City wins control over Plaza Rizal
Saturday, October 10th, 2009
Plaza Rizal

FINALLY, IT’S NAGA. After a series of legal battles between the city government of Naga and the provincial government of Camarines Sur, the Supreme Court favors the former in a landmark case over Plaza Rizal. Photo by PONS CAUDILLA

Jose Rizal can now sleep in peace--at least in Naga City--after the Supreme Court (SC) decided on which between Naga City and Camarines Sur province can rightfully administer and supervise the plaza named after him.

Plaza Rizal, located within the old central business district of Naga City, has been the subject of a heated and long-standing dispute between the city and the province, which has controlled the Plaza even after Naga became an independent component city in 1948 through Republic Act 305.

The city has sought a declaration that the administrative control and management of Plaza Rizal should be given to it because the plaza is situated within its territorial jurisdiction. But the province argued that it was the legal and absolute owner of the plaza and, therefore, had the sole right to maintain, manage, control, and supervise it.

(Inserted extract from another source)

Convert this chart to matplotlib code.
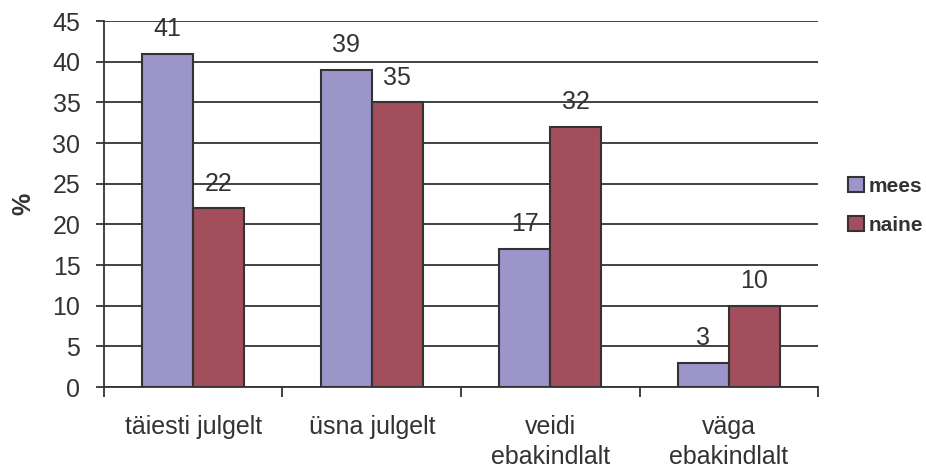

SC ruled out in a decision promulgated September 15 and released this week that Plaza Rizal, being a property for public use within the territorial jurisdiction of [Naga City], should be under the administrative control and supervision of the city and not of the province. The Court also said that the province could not claim Plaza Rizal as its property.

"The basis for the claim of ownership of Camarines Sur, [including] the tax declaration covering Plaza Rizal in the name of the province, hardly convinces this Court. Well-settled is the rule that a tax declaration is not conclusive evidence of ownership or of the right to possess land, when not supported by any other evidence. The same is merely an indicia of a claim of ownership," said the Court.

It also said that the certification issued by the Department of Environment and Natural Resources that states that Plaza Rizal is claimed solely by Camarines Sur is not a categorical proof of ownership.

It further said that the province only had the right to administer and possess Plaza Rizal "prior to the conversion of the then Municipality of Naga into the independent City of Naga."

The said right, according to the Court, was governmental in nature, and "its possession was on behalf of and in representation of the Republic of the Philippines, in the performance of its political functions."

The conversion of Naga to an independent component city from being a municipality of Camarines Sur removed the right of the province to administer the plaza, "which ceased to be part of the territorial jurisdiction of Camarines Sur" when the charter of Naga City was enacted, the Court said.

The Court also said that a public plaza is a public land belonging to, and, subject to the administration and control of, the Republic of the Philippines. "Property for public use can be used by everybody, even by strangers or aliens, in accordance with its nature; but nobody can exercise over it the rights of a private owner."

In the case of Plaza Rizal, Naga City is the proper agent of the Republic of the Philippines that should administer and possess the plaza, according to the Court.

Plaza Rizal, with an area of 4,244 square meters, is located in front of the old provincial capitol building of Camarines Sur in Naga City, which was the capital of the largest Bikol province until 1955. It had served as the front lawn of the old capitol site.